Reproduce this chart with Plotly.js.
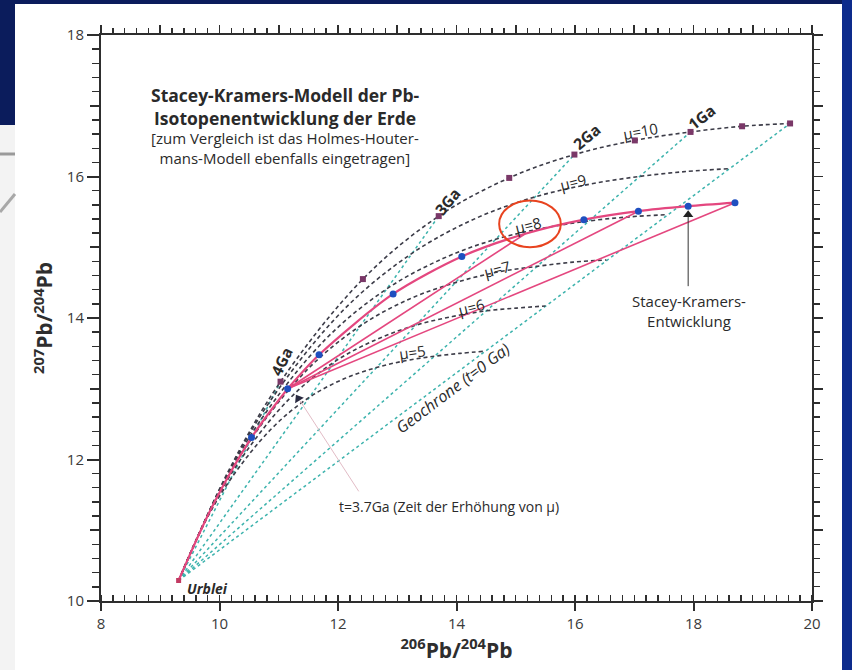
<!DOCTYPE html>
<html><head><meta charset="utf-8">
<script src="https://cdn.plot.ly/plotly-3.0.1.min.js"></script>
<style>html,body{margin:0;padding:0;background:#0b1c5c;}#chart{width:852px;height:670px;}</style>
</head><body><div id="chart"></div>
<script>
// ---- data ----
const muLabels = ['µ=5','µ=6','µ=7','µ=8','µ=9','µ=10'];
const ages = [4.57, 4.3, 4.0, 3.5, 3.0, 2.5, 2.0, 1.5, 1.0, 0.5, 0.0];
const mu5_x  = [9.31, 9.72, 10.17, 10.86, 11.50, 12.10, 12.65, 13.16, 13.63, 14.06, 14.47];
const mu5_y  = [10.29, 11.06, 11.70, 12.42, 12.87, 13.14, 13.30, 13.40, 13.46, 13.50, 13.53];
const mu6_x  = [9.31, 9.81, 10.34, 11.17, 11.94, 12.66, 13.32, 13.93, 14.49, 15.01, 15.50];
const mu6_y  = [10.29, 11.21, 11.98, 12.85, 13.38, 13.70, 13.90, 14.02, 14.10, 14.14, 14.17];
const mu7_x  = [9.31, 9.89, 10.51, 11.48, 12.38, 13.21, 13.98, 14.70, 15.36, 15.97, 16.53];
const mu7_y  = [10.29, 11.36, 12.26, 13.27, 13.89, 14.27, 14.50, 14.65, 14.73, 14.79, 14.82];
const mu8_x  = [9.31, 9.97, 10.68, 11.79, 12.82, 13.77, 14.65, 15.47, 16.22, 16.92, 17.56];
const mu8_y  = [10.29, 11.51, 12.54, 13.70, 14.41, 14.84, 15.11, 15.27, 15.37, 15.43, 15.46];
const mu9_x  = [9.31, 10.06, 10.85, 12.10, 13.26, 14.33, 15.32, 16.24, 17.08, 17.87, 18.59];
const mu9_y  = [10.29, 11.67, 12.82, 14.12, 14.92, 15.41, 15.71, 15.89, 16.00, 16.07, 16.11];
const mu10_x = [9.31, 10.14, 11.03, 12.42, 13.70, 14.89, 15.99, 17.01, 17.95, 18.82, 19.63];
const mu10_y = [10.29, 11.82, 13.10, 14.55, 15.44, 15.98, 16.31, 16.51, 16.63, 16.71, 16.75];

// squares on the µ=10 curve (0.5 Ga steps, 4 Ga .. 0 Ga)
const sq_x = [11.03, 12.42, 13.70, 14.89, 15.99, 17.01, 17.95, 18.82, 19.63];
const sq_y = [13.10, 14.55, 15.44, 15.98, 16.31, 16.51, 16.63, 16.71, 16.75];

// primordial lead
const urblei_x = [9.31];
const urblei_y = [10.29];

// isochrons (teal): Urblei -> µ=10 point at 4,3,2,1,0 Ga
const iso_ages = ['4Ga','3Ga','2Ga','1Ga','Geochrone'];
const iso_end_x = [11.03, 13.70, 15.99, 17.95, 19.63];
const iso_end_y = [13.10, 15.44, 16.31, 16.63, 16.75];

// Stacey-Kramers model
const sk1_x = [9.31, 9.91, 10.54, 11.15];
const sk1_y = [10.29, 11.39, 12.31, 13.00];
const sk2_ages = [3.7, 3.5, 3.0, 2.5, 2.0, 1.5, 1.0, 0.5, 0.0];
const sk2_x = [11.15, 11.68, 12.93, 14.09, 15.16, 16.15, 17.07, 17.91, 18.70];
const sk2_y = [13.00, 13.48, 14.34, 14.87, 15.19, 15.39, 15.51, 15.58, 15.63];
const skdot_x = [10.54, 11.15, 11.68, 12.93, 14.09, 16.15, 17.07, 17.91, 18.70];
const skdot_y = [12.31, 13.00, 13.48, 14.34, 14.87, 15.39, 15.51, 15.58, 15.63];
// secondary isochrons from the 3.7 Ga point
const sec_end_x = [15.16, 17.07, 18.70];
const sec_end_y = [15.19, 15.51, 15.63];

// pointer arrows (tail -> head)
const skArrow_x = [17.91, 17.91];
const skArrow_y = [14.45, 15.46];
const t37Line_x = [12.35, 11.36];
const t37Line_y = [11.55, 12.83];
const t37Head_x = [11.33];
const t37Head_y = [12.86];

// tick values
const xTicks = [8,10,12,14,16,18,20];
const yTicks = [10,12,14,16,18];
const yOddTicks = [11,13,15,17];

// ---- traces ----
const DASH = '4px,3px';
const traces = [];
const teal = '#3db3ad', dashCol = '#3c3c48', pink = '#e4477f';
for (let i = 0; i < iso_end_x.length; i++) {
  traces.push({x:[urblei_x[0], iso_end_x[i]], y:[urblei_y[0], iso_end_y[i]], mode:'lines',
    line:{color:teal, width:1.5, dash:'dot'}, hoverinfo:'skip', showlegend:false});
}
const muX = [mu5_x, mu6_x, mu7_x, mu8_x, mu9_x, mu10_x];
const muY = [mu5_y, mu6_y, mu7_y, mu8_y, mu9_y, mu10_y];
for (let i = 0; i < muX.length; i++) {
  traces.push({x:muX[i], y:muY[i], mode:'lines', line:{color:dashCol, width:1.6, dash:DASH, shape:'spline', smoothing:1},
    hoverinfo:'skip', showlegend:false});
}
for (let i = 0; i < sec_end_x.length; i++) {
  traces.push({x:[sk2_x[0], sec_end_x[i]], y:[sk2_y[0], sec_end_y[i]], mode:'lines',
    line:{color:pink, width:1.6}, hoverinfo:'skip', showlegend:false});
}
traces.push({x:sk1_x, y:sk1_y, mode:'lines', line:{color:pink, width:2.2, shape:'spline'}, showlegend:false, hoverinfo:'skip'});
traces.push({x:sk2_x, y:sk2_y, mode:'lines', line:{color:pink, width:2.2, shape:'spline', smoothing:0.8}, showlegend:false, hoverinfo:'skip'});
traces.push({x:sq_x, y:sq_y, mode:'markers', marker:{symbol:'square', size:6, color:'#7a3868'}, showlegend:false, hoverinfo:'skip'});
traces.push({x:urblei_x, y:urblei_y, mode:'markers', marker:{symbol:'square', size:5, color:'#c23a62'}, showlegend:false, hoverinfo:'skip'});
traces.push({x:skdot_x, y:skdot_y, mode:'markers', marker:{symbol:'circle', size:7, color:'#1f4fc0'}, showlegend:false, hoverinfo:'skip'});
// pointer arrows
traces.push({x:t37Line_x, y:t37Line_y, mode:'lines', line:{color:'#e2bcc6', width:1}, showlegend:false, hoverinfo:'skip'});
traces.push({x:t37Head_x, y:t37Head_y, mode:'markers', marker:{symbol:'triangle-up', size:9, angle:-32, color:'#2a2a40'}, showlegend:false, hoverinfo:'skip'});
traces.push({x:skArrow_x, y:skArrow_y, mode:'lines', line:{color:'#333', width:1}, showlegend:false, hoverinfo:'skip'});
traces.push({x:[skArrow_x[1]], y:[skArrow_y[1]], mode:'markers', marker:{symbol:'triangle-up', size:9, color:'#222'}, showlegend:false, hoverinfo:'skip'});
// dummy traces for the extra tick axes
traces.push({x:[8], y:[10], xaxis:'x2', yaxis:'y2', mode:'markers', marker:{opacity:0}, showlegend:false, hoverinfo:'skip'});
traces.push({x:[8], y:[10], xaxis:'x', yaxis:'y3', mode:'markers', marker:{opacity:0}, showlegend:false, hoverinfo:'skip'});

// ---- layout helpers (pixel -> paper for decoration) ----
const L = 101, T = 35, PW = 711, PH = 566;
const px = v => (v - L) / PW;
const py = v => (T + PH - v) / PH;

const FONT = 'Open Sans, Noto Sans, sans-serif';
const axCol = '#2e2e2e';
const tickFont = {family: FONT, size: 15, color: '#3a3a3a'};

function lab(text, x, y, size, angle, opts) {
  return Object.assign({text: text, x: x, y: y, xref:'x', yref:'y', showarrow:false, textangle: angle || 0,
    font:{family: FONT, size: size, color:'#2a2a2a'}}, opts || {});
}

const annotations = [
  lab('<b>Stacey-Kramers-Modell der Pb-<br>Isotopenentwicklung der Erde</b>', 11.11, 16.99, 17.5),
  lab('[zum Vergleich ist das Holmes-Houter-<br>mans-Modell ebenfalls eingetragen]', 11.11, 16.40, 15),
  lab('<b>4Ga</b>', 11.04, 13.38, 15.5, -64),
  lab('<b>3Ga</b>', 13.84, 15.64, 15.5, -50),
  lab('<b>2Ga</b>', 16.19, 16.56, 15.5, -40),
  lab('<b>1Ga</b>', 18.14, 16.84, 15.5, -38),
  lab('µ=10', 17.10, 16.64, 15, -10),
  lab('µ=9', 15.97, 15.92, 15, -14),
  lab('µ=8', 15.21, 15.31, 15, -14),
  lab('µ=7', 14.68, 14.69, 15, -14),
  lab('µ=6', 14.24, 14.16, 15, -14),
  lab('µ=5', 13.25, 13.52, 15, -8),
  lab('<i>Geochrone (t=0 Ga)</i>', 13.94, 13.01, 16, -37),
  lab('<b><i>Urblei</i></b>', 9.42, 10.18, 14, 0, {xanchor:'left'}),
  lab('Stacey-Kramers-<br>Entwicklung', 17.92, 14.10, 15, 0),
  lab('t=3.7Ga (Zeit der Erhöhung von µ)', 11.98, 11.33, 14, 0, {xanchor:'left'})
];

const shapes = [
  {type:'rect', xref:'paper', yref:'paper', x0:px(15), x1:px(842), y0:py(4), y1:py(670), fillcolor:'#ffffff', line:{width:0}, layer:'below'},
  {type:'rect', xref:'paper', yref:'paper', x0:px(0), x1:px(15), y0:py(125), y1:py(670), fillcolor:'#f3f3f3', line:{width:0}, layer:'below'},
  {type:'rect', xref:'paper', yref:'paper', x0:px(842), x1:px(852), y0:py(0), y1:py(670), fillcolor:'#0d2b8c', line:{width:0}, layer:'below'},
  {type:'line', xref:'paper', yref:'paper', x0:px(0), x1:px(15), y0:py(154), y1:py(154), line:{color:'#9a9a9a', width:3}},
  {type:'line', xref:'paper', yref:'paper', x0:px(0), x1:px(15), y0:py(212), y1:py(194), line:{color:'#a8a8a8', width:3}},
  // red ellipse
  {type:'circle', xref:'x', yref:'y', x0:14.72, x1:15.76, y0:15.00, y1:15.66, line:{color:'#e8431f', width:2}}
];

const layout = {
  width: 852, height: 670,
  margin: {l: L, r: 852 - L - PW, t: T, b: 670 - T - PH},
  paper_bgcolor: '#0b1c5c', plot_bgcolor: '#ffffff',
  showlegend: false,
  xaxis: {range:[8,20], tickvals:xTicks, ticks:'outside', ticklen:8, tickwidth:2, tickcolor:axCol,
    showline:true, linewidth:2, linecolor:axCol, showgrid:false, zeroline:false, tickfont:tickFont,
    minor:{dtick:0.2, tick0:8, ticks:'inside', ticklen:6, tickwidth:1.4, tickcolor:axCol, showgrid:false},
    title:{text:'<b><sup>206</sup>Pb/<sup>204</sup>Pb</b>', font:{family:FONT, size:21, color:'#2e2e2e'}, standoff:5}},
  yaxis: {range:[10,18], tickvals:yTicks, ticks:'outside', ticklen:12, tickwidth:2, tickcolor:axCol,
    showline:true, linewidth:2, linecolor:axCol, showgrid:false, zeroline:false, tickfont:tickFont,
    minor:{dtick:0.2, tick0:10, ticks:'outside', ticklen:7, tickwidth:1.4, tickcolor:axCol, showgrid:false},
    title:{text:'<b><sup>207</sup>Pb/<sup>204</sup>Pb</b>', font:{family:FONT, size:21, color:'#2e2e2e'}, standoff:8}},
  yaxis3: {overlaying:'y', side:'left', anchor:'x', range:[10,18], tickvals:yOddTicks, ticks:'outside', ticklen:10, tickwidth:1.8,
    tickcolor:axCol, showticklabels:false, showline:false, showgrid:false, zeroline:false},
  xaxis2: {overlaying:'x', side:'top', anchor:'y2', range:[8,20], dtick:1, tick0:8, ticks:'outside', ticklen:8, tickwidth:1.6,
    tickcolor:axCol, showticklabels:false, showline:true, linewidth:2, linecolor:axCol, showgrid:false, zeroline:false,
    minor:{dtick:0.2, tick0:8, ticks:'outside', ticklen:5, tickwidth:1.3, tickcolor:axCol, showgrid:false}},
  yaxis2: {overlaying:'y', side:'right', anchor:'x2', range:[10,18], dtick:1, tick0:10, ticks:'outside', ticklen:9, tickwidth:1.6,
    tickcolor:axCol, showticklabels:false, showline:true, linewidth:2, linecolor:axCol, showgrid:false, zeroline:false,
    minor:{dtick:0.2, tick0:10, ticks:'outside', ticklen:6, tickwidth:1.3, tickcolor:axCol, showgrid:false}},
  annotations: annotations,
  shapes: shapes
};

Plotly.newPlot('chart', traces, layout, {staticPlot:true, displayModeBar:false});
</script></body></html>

========================

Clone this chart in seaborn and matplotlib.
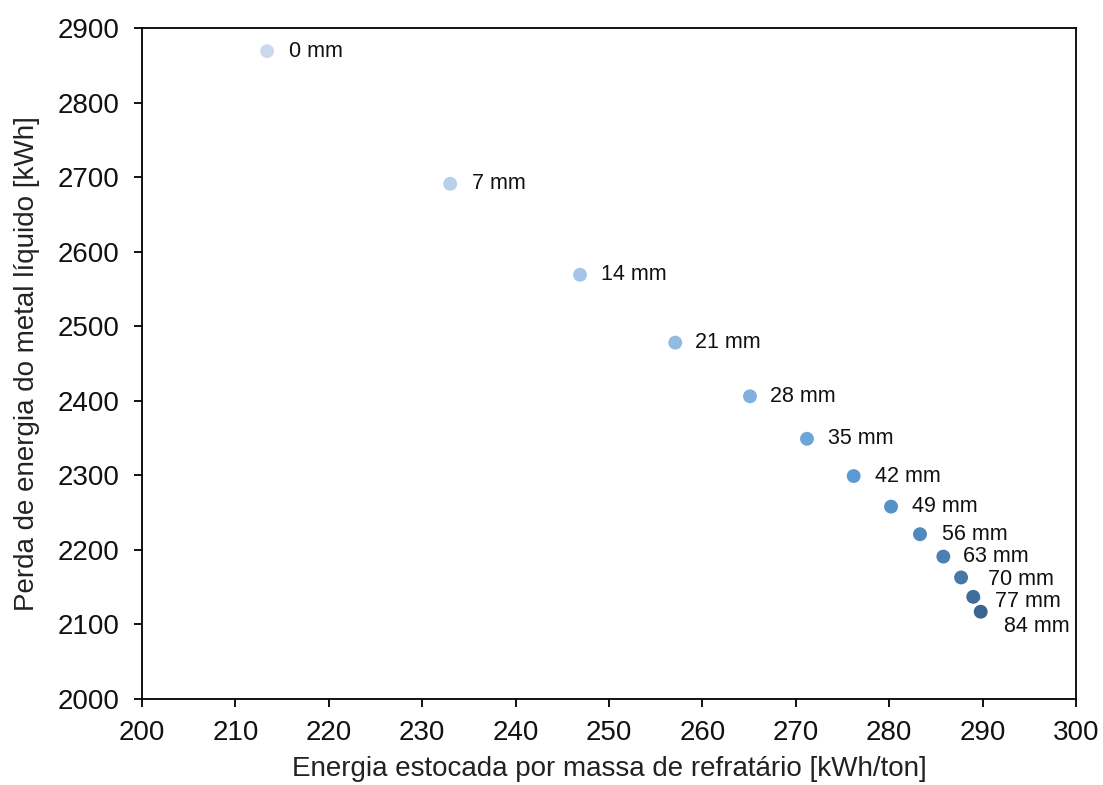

========================

Give only the number of lines in the data that hold the string "this".

### Completed exercise
2